[Charles le bellevillois] Apprentissage, 1934-1937
[Charles le bellevillois] Paris envahi, 1940-1942

[Charles le bellevillois] Ouvrier comme ton père, 1937-1942

Episode précédent : Apprentissage, 1934-1937
Premier épisode : Charles de Belleville

"... détestent la vulgarité, aiment avant tout ne pas se commettre… au contact assez froid… peu familiers en général… ils ne se livrent guère…”
 

À dix-sept ans tout juste, je devins « ouvrier d'État » stagiaire le 1er septembre 1937, attendant ma majorité – 21 ans alors – et le retour du service militaire pour devenir « titulaire ». Affecté à une équipe de tourneurs de l'atelier de mécanique, j'étais voué aux torturantes manivelles d'une vieille machine usée, quarante heures par semaine. L' atelier de la STCRP était bruyant, sale et puant. Comme au XIXe siècle, les machines étaient entraînées par d'innombrables courroies descendant du plafond. Elles battaient l'air vicié sur une multitude de poulies entraînées par un unique et énorme moteur électrique. L'encadrement, à quelques exceptions près, était à l'image du décor : ouvriers et chefs d'équipe intempérants, contremaître jouant aux courses et empruntant de quoi à ses ouvriers, chef d'atelier quasi gâteux… Fort heureusement, il y avait, se tenant les coudes, une poignée de jeunes ouvriers sérieux et un chef d'équipe honnête. Dans le temps de pause et après le travail, nous jouions entre nous aux échecs ou discutions livres et, bien sûr, politique.

Mon père était l'un des deux chefs d'équipe d'un autre atelier contigu : la forge et les traitements thermiques. Il avait à charge la fonderie, le cuivrage et le régulage, ainsi que les recuits, trempes et revenus de ressorts à lames entre autres. Je déjeunais avec lui, dans son minuscule bureau en tôle, devant les grands fours rougeoyants et les bacs malodorants d'huile de trempe. Chaque matin, il emportait notre repas préparé par ma mère dans une gamelle. Nous le complétions par deux steaks de cheval acheté sur le chemin du travail.
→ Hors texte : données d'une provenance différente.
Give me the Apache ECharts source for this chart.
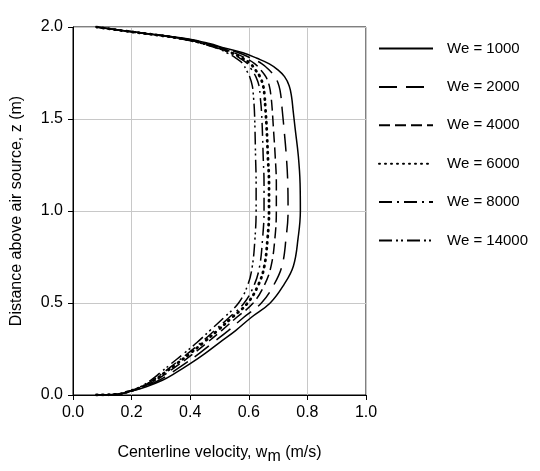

La vie à Paris relevait heureusement le niveau des loisirs. La bibliothèque municipale, proche, rue Fessart, me laissait emprunter trois ou quatre livres chaque semaine. Le grand cinéma Pathé, voisin, de l'autre côté du mur de mon chevet, berçait mes sommeils des beuglements de Maurice Chevalier. À portée de métro, les salles des Grands Boulevards ou des Champs-Élysées offraient leurs exclusivités et m'accueillaient avec les théâtres parisiens, les deux opéras, les salles de concert et les cabarets de chansonniers, sans oublier le tout neuf Palais de la Découverte.

Depuis 1937, j'allais au cours du soir – et du samedi matin – au Conservatoire National des Arts et Métiers. J'y ai suivi sans en manquer un seul, les cours d'électricité industrielle et leurs travaux pratiques. J'y fus bien classé et… médaillé. J'adorais les amphithéâtres du CNAM, les plus anciens comme le plus moderne, où le professeur venait enseigner en habit à queue de pie et noeud papillon. Ma satisfaction était totale, le dimanche matin, au laboratoire d'électricité où, dirigés par l'assistant du professeur, nous réalisions des expériences et relevions des mesures avec de merveilleux instruments parfaitement entretenus, datant du XIXe siècle. Alors que les oscilloscopes électroniques n'apparaîtraient que vingt ans plus tard, nous projetions sur écran, les courbes de Lissajous ou les sinusoïdes du courant alternatif, grâce à un spot lumineux et un miroir tournant à facettes.

Les soixante-douze heures hebdomadaires survenues en 1939, réduisirent sérieusement ces activités studieuses que l'occupation, suivant la « drôle de guerre » finit par arrêter. En remplacement, je m'inscrivis dans un cours d'anglais en octobre 1940 ! Il avait lieu en Sorbonne et j'étais probablement le seul ouvrier noyé parmi les lycéens en difficulté, élèves d'une vieille Anglaise, bloquée par la guerre à Paris.

Manifestation C'est ainsi que je me rendis le 11 novembre 1940, à la première manifestation gaulliste à l'Arc de Triomphe. Pas très nombreux, nos groupes clairsemés, sur la place de l'Étoile et les Champs-Élysées, étaient pourchassés, sur les trottoirs, par de petites voitures militaires allemandes, les Kubelwagen ancêtres de la Jeep.